**INSTRUCTIONS FOR THE TASK**
Skip the pictures and quote all of the lines exactly.

**MATERIAL**
════════════════
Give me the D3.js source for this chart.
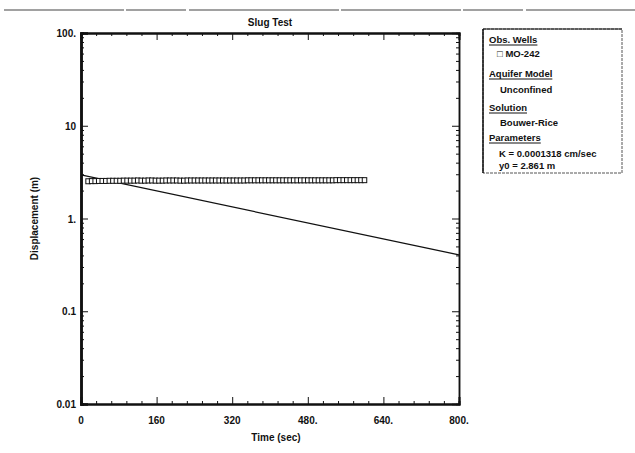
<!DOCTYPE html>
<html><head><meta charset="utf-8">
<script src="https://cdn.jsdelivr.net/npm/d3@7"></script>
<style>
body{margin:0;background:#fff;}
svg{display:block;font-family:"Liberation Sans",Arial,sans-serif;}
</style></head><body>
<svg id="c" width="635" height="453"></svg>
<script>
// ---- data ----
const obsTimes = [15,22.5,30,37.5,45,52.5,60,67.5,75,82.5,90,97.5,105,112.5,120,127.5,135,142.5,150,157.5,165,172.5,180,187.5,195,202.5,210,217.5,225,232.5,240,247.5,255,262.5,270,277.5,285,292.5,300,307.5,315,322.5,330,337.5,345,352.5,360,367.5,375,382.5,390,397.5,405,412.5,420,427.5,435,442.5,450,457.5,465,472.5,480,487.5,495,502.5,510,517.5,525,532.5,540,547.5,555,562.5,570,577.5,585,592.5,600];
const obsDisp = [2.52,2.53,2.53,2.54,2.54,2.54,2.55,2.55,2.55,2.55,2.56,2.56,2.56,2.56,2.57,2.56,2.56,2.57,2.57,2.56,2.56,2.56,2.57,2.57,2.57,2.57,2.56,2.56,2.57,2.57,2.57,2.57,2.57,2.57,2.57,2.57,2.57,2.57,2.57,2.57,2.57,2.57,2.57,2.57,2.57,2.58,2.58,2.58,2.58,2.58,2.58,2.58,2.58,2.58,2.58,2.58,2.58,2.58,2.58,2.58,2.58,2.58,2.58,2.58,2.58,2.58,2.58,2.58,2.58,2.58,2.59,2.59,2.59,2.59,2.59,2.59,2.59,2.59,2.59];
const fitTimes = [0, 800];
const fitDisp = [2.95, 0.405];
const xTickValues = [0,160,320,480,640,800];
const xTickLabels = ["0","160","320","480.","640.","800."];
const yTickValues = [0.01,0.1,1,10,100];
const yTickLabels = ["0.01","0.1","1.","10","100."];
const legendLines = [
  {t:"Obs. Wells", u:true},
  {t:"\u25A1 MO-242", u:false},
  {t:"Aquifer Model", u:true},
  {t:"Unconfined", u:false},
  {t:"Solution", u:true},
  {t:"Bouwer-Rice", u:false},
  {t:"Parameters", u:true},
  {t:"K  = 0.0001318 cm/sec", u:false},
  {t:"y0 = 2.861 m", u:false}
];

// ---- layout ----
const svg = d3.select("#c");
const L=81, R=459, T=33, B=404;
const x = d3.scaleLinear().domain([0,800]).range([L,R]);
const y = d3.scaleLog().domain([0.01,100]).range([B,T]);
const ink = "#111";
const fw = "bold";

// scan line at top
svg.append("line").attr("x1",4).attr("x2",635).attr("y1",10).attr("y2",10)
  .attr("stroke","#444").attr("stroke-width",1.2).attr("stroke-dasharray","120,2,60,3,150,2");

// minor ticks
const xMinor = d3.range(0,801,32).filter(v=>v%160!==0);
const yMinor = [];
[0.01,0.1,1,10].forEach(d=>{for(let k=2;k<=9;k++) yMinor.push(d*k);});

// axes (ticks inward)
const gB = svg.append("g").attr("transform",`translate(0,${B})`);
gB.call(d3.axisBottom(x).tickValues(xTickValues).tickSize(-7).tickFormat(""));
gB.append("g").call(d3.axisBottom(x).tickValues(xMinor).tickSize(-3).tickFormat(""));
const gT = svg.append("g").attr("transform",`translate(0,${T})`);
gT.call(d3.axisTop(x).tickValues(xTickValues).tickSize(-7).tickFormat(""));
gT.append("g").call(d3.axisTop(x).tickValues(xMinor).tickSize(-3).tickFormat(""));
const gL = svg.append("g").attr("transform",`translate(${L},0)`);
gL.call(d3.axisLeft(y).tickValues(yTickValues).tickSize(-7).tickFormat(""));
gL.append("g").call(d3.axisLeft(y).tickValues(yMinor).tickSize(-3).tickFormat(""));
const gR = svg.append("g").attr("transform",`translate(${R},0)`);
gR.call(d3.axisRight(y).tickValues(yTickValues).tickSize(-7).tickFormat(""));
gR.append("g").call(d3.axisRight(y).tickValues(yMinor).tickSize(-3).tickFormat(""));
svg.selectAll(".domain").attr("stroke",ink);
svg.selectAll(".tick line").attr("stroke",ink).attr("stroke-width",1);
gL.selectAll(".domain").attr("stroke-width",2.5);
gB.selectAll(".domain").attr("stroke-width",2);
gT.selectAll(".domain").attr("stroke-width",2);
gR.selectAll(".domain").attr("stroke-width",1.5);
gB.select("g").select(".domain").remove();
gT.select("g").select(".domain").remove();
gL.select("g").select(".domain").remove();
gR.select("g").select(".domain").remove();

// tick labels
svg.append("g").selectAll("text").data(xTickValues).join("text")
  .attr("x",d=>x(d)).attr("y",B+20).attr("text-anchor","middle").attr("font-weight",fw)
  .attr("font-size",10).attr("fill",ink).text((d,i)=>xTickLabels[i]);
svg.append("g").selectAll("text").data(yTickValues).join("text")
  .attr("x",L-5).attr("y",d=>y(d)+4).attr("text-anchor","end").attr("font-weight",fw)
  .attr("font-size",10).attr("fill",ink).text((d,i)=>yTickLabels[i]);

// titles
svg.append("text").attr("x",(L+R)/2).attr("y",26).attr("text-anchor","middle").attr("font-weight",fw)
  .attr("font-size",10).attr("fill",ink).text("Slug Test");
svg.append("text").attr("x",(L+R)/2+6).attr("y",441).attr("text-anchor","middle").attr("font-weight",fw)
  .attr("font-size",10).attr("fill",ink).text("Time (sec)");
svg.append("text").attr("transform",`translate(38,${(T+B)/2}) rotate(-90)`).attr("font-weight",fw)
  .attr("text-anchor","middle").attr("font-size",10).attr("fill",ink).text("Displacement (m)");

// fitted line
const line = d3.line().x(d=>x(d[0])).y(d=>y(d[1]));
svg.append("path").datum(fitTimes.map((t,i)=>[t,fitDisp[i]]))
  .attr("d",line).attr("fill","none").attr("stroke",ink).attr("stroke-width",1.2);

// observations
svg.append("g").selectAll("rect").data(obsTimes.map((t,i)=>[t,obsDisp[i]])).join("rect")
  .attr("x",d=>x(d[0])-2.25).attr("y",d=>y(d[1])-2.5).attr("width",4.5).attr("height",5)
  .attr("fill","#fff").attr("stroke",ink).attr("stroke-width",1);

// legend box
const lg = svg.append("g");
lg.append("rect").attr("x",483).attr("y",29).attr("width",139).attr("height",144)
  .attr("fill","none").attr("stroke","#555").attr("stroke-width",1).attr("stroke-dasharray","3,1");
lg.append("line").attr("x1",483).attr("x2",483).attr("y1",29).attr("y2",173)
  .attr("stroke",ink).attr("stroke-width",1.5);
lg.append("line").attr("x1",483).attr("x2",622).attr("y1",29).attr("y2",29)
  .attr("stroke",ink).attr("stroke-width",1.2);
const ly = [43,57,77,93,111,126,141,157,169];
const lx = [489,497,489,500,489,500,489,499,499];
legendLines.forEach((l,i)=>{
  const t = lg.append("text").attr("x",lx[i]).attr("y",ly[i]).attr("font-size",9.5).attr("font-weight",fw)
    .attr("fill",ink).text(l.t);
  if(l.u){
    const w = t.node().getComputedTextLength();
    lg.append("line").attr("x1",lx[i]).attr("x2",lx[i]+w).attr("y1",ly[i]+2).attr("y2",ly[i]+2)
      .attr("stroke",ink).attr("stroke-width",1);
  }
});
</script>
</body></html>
════════════════
**ANSWER FOR THIS EXERCISE**
Give me the D3.js source for this chart.
<!DOCTYPE html>
<html><head><meta charset="utf-8">
<script src="https://cdn.jsdelivr.net/npm/d3@7"></script>
<style>
body{margin:0;background:#fff;}
svg{display:block;font-family:"Liberation Sans",Arial,sans-serif;}
</style></head><body>
<svg id="c" width="635" height="453"></svg>
<script>
// ---- data ----
const obsTimes = [15,22.5,30,37.5,45,52.5,60,67.5,75,82.5,90,97.5,105,112.5,120,127.5,135,142.5,150,157.5,165,172.5,180,187.5,195,202.5,210,217.5,225,232.5,240,247.5,255,262.5,270,277.5,285,292.5,300,307.5,315,322.5,330,337.5,345,352.5,360,367.5,375,382.5,390,397.5,405,412.5,420,427.5,435,442.5,450,457.5,465,472.5,480,487.5,495,502.5,510,517.5,525,532.5,540,547.5,555,562.5,570,577.5,585,592.5,600];
const obsDisp = [2.52,2.53,2.53,2.54,2.54,2.54,2.55,2.55,2.55,2.55,2.56,2.56,2.56,2.56,2.57,2.56,2.56,2.57,2.57,2.56,2.56,2.56,2.57,2.57,2.57,2.57,2.56,2.56,2.57,2.57,2.57,2.57,2.57,2.57,2.57,2.57,2.57,2.57,2.57,2.57,2.57,2.57,2.57,2.57,2.57,2.58,2.58,2.58,2.58,2.58,2.58,2.58,2.58,2.58,2.58,2.58,2.58,2.58,2.58,2.58,2.58,2.58,2.58,2.58,2.58,2.58,2.58,2.58,2.58,2.58,2.59,2.59,2.59,2.59,2.59,2.59,2.59,2.59,2.59];
const fitTimes = [0, 800];
const fitDisp = [2.95, 0.405];
const xTickValues = [0,160,320,480,640,800];
const xTickLabels = ["0","160","320","480.","640.","800."];
const yTickValues = [0.01,0.1,1,10,100];
const yTickLabels = ["0.01","0.1","1.","10","100."];
const legendLines = [
  {t:"Obs. Wells", u:true},
  {t:"\u25A1 MO-242", u:false},
  {t:"Aquifer Model", u:true},
  {t:"Unconfined", u:false},
  {t:"Solution", u:true},
  {t:"Bouwer-Rice", u:false},
  {t:"Parameters", u:true},
  {t:"K  = 0.0001318 cm/sec", u:false},
  {t:"y0 = 2.861 m", u:false}
];

// ---- layout ----
const svg = d3.select("#c");
const L=81, R=459, T=33, B=404;
const x = d3.scaleLinear().domain([0,800]).range([L,R]);
const y = d3.scaleLog().domain([0.01,100]).range([B,T]);
const ink = "#111";
const fw = "bold";

// scan line at top
svg.append("line").attr("x1",4).attr("x2",635).attr("y1",10).attr("y2",10)
  .attr("stroke","#444").attr("stroke-width",1.2).attr("stroke-dasharray","120,2,60,3,150,2");

// minor ticks
const xMinor = d3.range(0,801,32).filter(v=>v%160!==0);
const yMinor = [];
[0.01,0.1,1,10].forEach(d=>{for(let k=2;k<=9;k++) yMinor.push(d*k);});

// axes (ticks inward)
const gB = svg.append("g").attr("transform",`translate(0,${B})`);
gB.call(d3.axisBottom(x).tickValues(xTickValues).tickSize(-7).tickFormat(""));
gB.append("g").call(d3.axisBottom(x).tickValues(xMinor).tickSize(-3).tickFormat(""));
const gT = svg.append("g").attr("transform",`translate(0,${T})`);
gT.call(d3.axisTop(x).tickValues(xTickValues).tickSize(-7).tickFormat(""));
gT.append("g").call(d3.axisTop(x).tickValues(xMinor).tickSize(-3).tickFormat(""));
const gL = svg.append("g").attr("transform",`translate(${L},0)`);
gL.call(d3.axisLeft(y).tickValues(yTickValues).tickSize(-7).tickFormat(""));
gL.append("g").call(d3.axisLeft(y).tickValues(yMinor).tickSize(-3).tickFormat(""));
const gR = svg.append("g").attr("transform",`translate(${R},0)`);
gR.call(d3.axisRight(y).tickValues(yTickValues).tickSize(-7).tickFormat(""));
gR.append("g").call(d3.axisRight(y).tickValues(yMinor).tickSize(-3).tickFormat(""));
svg.selectAll(".domain").attr("stroke",ink);
svg.selectAll(".tick line").attr("stroke",ink).attr("stroke-width",1);
gL.selectAll(".domain").attr("stroke-width",2.5);
gB.selectAll(".domain").attr("stroke-width",2);
gT.selectAll(".domain").attr("stroke-width",2);
gR.selectAll(".domain").attr("stroke-width",1.5);
gB.select("g").select(".domain").remove();
gT.select("g").select(".domain").remove();
gL.select("g").select(".domain").remove();
gR.select("g").select(".domain").remove();

// tick labels
svg.append("g").selectAll("text").data(xTickValues).join("text")
  .attr("x",d=>x(d)).attr("y",B+20).attr("text-anchor","middle").attr("font-weight",fw)
  .attr("font-size",10).attr("fill",ink).text((d,i)=>xTickLabels[i]);
svg.append("g").selectAll("text").data(yTickValues).join("text")
  .attr("x",L-5).attr("y",d=>y(d)+4).attr("text-anchor","end").attr("font-weight",fw)
  .attr("font-size",10).attr("fill",ink).text((d,i)=>yTickLabels[i]);

// titles
svg.append("text").attr("x",(L+R)/2).attr("y",26).attr("text-anchor","middle").attr("font-weight",fw)
  .attr("font-size",10).attr("fill",ink).text("Slug Test");
svg.append("text").attr("x",(L+R)/2+6).attr("y",441).attr("text-anchor","middle").attr("font-weight",fw)
  .attr("font-size",10).attr("fill",ink).text("Time (sec)");
svg.append("text").attr("transform",`translate(38,${(T+B)/2}) rotate(-90)`).attr("font-weight",fw)
  .attr("text-anchor","middle").attr("font-size",10).attr("fill",ink).text("Displacement (m)");

// fitted line
const line = d3.line().x(d=>x(d[0])).y(d=>y(d[1]));
svg.append("path").datum(fitTimes.map((t,i)=>[t,fitDisp[i]]))
  .attr("d",line).attr("fill","none").attr("stroke",ink).attr("stroke-width",1.2);

// observations
svg.append("g").selectAll("rect").data(obsTimes.map((t,i)=>[t,obsDisp[i]])).join("rect")
  .attr("x",d=>x(d[0])-2.25).attr("y",d=>y(d[1])-2.5).attr("width",4.5).attr("height",5)
  .attr("fill","#fff").attr("stroke",ink).attr("stroke-width",1);

// legend box
const lg = svg.append("g");
lg.append("rect").attr("x",483).attr("y",29).attr("width",139).attr("height",144)
  .attr("fill","none").attr("stroke","#555").attr("stroke-width",1).attr("stroke-dasharray","3,1");
lg.append("line").attr("x1",483).attr("x2",483).attr("y1",29).attr("y2",173)
  .attr("stroke",ink).attr("stroke-width",1.5);
lg.append("line").attr("x1",483).attr("x2",622).attr("y1",29).attr("y2",29)
  .attr("stroke",ink).attr("stroke-width",1.2);
const ly = [43,57,77,93,111,126,141,157,169];
const lx = [489,497,489,500,489,500,489,499,499];
legendLines.forEach((l,i)=>{
  const t = lg.append("text").attr("x",lx[i]).attr("y",ly[i]).attr("font-size",9.5).attr("font-weight",fw)
    .attr("fill",ink).text(l.t);
  if(l.u){
    const w = t.node().getComputedTextLength();
    lg.append("line").attr("x1",lx[i]).attr("x2",lx[i]+w).attr("y1",ly[i]+2).attr("y2",ly[i]+2)
      .attr("stroke",ink).attr("stroke-width",1);
  }
});
</script>
</body></html>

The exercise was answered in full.